→ Job:
Copy exactly, and only, the lines between the start of the entries below and the line containing "const yTicks = [0, 5, 10, 15, 20, 25];", both inclusive. Omit pictures.

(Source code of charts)
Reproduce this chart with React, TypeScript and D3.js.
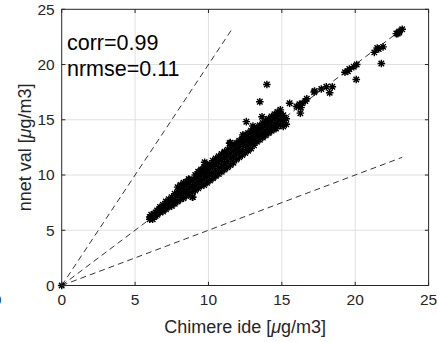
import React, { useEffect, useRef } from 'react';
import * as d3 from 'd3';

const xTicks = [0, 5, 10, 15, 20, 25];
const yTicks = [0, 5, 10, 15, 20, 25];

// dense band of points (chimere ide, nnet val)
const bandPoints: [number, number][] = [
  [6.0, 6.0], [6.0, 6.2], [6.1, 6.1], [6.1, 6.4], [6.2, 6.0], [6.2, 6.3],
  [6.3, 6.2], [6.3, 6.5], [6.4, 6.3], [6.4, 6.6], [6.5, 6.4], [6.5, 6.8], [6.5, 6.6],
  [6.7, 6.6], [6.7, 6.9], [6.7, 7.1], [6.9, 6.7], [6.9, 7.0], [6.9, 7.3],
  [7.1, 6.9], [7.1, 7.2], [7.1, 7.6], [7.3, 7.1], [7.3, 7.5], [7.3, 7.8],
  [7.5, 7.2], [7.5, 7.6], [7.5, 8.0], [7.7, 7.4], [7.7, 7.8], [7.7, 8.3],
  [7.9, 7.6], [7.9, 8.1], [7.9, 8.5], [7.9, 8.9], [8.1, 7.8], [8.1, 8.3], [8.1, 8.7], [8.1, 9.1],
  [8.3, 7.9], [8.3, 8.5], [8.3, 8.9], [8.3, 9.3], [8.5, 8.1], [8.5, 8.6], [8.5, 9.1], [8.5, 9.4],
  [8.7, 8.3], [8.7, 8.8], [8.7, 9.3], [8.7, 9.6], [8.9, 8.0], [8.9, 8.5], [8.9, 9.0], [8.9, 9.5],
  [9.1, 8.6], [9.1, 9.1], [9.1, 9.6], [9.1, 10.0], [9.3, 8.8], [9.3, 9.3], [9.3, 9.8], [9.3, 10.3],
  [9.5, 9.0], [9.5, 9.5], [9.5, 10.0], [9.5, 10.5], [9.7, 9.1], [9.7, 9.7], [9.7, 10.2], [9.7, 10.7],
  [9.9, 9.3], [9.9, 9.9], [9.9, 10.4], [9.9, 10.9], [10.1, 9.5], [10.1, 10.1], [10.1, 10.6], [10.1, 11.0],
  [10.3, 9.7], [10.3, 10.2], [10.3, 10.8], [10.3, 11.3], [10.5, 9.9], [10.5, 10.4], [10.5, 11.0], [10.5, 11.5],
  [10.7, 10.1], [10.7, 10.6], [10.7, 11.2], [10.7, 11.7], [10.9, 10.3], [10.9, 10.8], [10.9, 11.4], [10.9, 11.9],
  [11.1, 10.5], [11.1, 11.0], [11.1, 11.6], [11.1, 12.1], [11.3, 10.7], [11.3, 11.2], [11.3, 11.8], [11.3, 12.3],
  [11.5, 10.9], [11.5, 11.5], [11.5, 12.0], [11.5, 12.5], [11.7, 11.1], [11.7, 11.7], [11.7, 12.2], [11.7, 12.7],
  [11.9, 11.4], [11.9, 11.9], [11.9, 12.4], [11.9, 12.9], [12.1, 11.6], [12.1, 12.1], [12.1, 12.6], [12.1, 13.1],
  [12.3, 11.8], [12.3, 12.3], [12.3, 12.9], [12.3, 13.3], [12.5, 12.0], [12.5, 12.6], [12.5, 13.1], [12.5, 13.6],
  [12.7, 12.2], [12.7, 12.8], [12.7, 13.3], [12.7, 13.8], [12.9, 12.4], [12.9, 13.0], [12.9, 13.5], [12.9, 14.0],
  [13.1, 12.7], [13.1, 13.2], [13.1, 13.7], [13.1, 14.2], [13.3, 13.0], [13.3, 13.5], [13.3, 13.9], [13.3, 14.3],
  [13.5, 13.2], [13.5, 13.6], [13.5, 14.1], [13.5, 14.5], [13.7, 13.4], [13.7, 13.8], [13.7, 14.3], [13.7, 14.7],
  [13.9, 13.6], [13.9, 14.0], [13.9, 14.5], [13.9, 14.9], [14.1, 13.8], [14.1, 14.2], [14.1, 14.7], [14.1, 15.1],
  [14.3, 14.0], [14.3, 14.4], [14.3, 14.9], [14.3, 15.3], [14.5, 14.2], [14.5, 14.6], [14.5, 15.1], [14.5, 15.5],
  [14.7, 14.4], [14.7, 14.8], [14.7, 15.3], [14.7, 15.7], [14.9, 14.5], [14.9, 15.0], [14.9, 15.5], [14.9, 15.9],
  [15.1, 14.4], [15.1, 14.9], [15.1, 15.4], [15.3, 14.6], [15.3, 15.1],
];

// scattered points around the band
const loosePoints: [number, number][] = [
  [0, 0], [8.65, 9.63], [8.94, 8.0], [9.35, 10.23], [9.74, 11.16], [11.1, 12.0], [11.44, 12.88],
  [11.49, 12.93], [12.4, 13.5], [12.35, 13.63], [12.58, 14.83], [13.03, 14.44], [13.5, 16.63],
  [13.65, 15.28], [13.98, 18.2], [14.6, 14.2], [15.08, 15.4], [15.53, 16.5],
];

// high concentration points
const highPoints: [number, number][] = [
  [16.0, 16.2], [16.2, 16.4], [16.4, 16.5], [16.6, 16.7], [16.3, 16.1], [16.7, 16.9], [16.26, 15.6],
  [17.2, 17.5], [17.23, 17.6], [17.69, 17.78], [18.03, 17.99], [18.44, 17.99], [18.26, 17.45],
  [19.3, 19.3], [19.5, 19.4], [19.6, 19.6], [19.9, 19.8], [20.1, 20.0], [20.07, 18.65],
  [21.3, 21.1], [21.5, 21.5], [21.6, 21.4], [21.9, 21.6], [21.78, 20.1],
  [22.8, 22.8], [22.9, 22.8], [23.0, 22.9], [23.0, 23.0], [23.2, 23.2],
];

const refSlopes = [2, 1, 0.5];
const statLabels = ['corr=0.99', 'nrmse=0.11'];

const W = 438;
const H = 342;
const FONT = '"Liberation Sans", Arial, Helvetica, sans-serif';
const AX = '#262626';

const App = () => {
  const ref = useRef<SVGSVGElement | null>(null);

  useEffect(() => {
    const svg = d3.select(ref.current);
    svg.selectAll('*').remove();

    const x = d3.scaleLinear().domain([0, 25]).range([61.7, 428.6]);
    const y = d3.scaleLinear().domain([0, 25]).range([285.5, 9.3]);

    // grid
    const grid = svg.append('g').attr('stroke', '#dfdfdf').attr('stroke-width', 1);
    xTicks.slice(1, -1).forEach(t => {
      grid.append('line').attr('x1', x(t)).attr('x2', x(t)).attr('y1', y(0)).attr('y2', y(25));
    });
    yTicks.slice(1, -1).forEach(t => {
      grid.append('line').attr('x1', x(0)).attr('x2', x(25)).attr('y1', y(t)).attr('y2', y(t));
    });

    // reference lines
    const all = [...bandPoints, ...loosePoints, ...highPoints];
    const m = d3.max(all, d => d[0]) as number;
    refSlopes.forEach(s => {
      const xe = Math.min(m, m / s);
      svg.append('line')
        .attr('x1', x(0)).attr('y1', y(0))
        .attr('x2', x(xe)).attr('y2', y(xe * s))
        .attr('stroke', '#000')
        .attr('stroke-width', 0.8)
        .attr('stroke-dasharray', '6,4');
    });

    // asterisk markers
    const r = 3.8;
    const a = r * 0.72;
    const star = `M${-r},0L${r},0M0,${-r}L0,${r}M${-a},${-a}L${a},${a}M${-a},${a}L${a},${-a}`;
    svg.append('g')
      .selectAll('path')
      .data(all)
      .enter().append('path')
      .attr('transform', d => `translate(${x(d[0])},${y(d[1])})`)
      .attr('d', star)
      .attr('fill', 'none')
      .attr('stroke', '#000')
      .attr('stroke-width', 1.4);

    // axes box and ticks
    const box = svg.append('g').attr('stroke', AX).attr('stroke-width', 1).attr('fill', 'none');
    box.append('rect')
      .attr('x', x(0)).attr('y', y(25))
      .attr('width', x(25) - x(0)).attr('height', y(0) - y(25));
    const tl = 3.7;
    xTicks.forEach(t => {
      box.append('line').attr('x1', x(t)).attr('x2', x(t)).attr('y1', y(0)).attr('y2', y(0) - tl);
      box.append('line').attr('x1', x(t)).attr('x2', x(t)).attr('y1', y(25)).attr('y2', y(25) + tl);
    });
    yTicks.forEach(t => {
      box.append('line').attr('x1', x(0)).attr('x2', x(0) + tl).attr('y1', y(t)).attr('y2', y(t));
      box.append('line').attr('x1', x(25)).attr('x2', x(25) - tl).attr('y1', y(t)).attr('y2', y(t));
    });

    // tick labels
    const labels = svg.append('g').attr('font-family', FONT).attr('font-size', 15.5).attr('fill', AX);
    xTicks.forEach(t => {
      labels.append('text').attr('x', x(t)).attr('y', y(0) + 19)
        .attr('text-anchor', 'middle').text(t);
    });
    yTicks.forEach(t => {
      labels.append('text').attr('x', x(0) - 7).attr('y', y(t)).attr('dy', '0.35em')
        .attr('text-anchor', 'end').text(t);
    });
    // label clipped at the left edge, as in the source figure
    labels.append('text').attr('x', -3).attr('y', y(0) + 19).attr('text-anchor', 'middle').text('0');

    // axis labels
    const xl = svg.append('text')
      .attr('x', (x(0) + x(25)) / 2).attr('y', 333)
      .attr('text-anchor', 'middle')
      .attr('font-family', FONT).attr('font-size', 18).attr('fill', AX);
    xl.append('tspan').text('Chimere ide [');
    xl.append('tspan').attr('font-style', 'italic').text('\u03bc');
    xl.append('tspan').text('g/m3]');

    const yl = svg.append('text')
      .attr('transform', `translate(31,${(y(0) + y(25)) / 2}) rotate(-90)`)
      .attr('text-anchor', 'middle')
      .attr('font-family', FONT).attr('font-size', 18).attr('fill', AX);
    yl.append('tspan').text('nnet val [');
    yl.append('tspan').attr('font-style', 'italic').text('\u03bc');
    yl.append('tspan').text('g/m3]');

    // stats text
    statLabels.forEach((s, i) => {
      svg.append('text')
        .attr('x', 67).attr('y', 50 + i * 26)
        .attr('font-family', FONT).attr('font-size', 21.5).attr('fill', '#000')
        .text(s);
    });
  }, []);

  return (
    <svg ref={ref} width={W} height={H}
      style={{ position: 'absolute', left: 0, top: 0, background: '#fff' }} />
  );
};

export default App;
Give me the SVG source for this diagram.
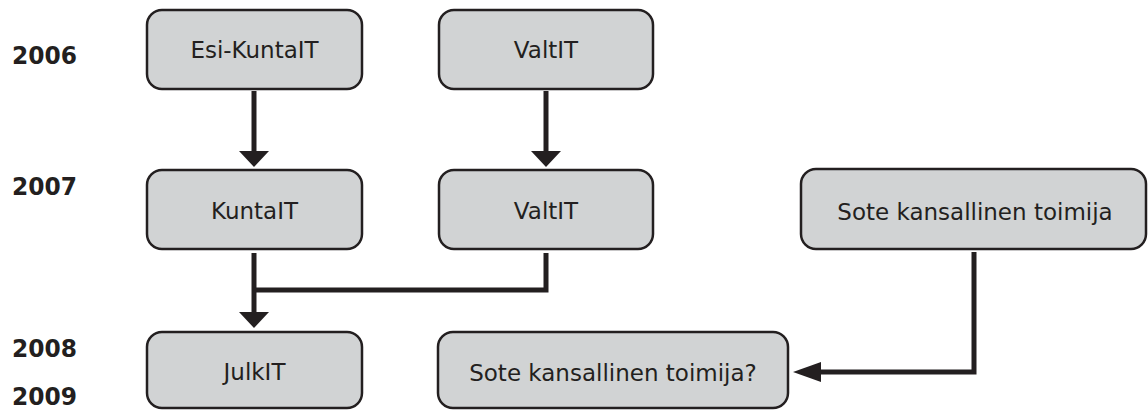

→ Answer for this exercise:
Reproduce this chart with React, TypeScript and D3.js.
import React, { useEffect, useRef } from 'react';
import * as d3 from 'd3';

const xTicks = [0, 5, 10, 15, 20, 25];
const yTicks = [0, 5, 10, 15, 20, 25];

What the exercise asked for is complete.